I was reading this post about managed code analysis and code complexity over at the Vertigo Software Team System blog. Down the bottom of the post they picked up on an issue which frustraites me as well. That is the hard coding of trigger points for code analysis warnings and errors against the cyclomatic complexity count.

Personally I want anything over ten to trigger a warning and anything over twenty to throw an error. My opinion is that with the frameworks we have today and the refactoring tools available to us there should be no excuse for writing a piece of code that is too hard to get a handle on, and that _starts_ happening once you get over a CCC of ten.

The solution is that in the next version of VSTS needs to make rules configurable (in the same way check-in policies are). Basically – if the rule implements a specific interface we should be able to right mouse click on it in the configuration screen and bring up a custom configuration dialog.

ConfigureFxCopRule

In this case the UI could have a couple of trackbars which map to a fragment of XML which is stored in the MSBuild file and passed to the rule when it is invoked. The exclusion system could be tweaked a bit as well to allow complexity up to a certain point but not beyond that.

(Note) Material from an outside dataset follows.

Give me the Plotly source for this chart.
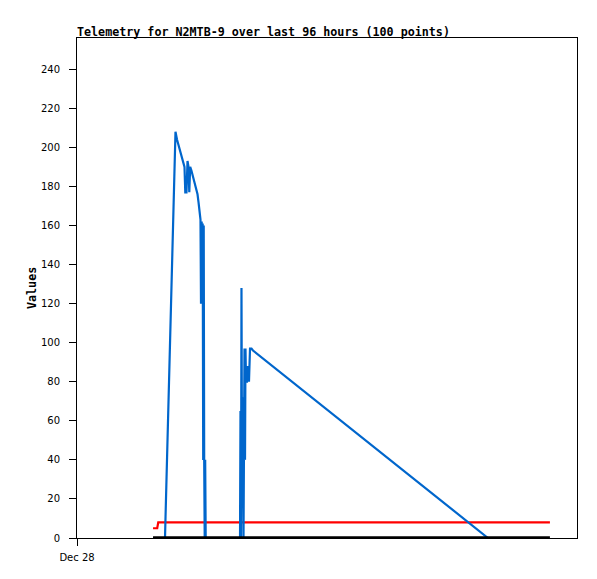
import plotly.graph_objects as go

# Hours since Dec 28 00:00
hours = [14.6, 15.4, 15.6, 16.1, 16.9,
         17.0, 17.18, 17.38, 17.57, 17.76, 17.95, 18.14, 18.34, 18.53, 18.72, 18.91,
         19.2, 19.58, 19.97, 20.35, 20.64, 20.79, 21.02, 21.22, 21.41, 21.56, 21.73, 21.98,
         22.27, 22.56, 22.85, 23.14, 23.33, 23.52, 23.71,
         23.81, 23.94, 24.04, 24.13, 24.23, 24.33, 24.42, 24.52, 24.61, 24.71,
         25.9, 27.5, 29.0, 30.3, 31.3,
         31.39, 31.49, 31.58, 31.68, 31.78, 31.97, 32.06, 32.16, 32.26, 32.35, 32.45, 32.64,
         32.83, 33.02, 33.22, 33.5, 33.79,
         38.0, 42.0, 46.0, 50.0, 54.0, 58.0, 62.0, 66.0, 70.0, 74.0,
         78.9, 82.0, 86.0, 90.8]

blue = [0, 0, 0, 0, 0,
        11, 31, 52, 73, 94, 114, 135, 156, 177, 197, 208,
        204, 200, 196, 192, 190, 177, 177, 193, 190, 177, 190, 188,
        185, 181, 178, 176, 172, 167, 163,
        120, 162, 120, 161, 40, 160, 40, 0, 40, 0,
        0, 0, 0, 0, 0,
        65, 0, 128, 40, 72, 0, 72, 97, 40, 97, 80, 80,
        88, 80, 97, 97, 96,
        None, None, None, None, None, None, None, None, None, None,
        0, None, None, None]

red = [5, 5, 8] + [8] * (len(hours) - 3)
black = [0] * len(hours)

title_text = "Telemetry for N2MTB-9 over last 96 hours (100 points)"
y_ticks = list(range(0, 241, 20))
x_tickvals = [0]
x_ticktext = ["Dec 28"]

# page body has an 8px margin; compensate in figure margins
OFF = 8

fig = go.Figure()
fig.add_trace(go.Scatter(x=hours, y=red, mode="lines",
                         line=dict(color="#FF0000", width=2.2), showlegend=False))
fig.add_trace(go.Scatter(x=hours, y=blue, mode="lines", connectgaps=True,
                         line=dict(color="#0066CC", width=2.2), showlegend=False))
fig.add_trace(go.Scatter(x=hours, y=black, mode="lines",
                         line=dict(color="#000000", width=3.5), showlegend=False))

fig.update_layout(
    width=597, height=579,
    margin=dict(l=77 - OFF, r=20 + OFF, t=38 - OFF, b=41 + OFF),
    plot_bgcolor="white", paper_bgcolor="white",
    title=dict(text=title_text, x=(77 - OFF)/597, xanchor="left", xref="container",
               y=1 - (32 - OFF)/579, yanchor="middle", yref="container",
               font=dict(family="DejaVu Sans Mono", size=11.7, color="black", weight="bold")),
    annotations=[dict(text="Values", x=-0.09, y=0.5, xref="paper", yref="paper",
                      textangle=-90, showarrow=False, xanchor="center", yanchor="middle",
                      font=dict(family="DejaVu Sans Mono", size=11.7, color="black", weight="bold"))],
)
fig.update_xaxes(range=[0, 96], tickvals=x_tickvals, ticktext=x_ticktext,
                 ticks="outside", ticklen=7, tickcolor="black",
                 showline=True, linecolor="black", linewidth=1, mirror=True,
                 showgrid=False, zeroline=False, ticklabelstandoff=3,
                 tickfont=dict(family="DejaVu Sans", size=10, color="black"))
fig.update_yaxes(range=[0, 256], tickvals=y_ticks,
                 ticks="outside", ticklen=7, tickcolor="black",
                 showline=True, linecolor="black", linewidth=1, mirror=True,
                 showgrid=False, zeroline=False, ticklabelstandoff=7,
                 tickfont=dict(family="DejaVu Sans", size=10, color="black"))

fig.write_html("out.html")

The scenario that I am thinking of is when you do a code review after the above has triggered a warning and you decide that the code really can’t be improved by rather than just putting in a blanket exclusion you say that you will accept complexity up to its current level, but if it goes beyond that you want to be warned again. To make this possible an XML fragment would need to passed into the constructor of the exclusion attribute.

At any rate – the current defaults are WAY WAY WAY too high.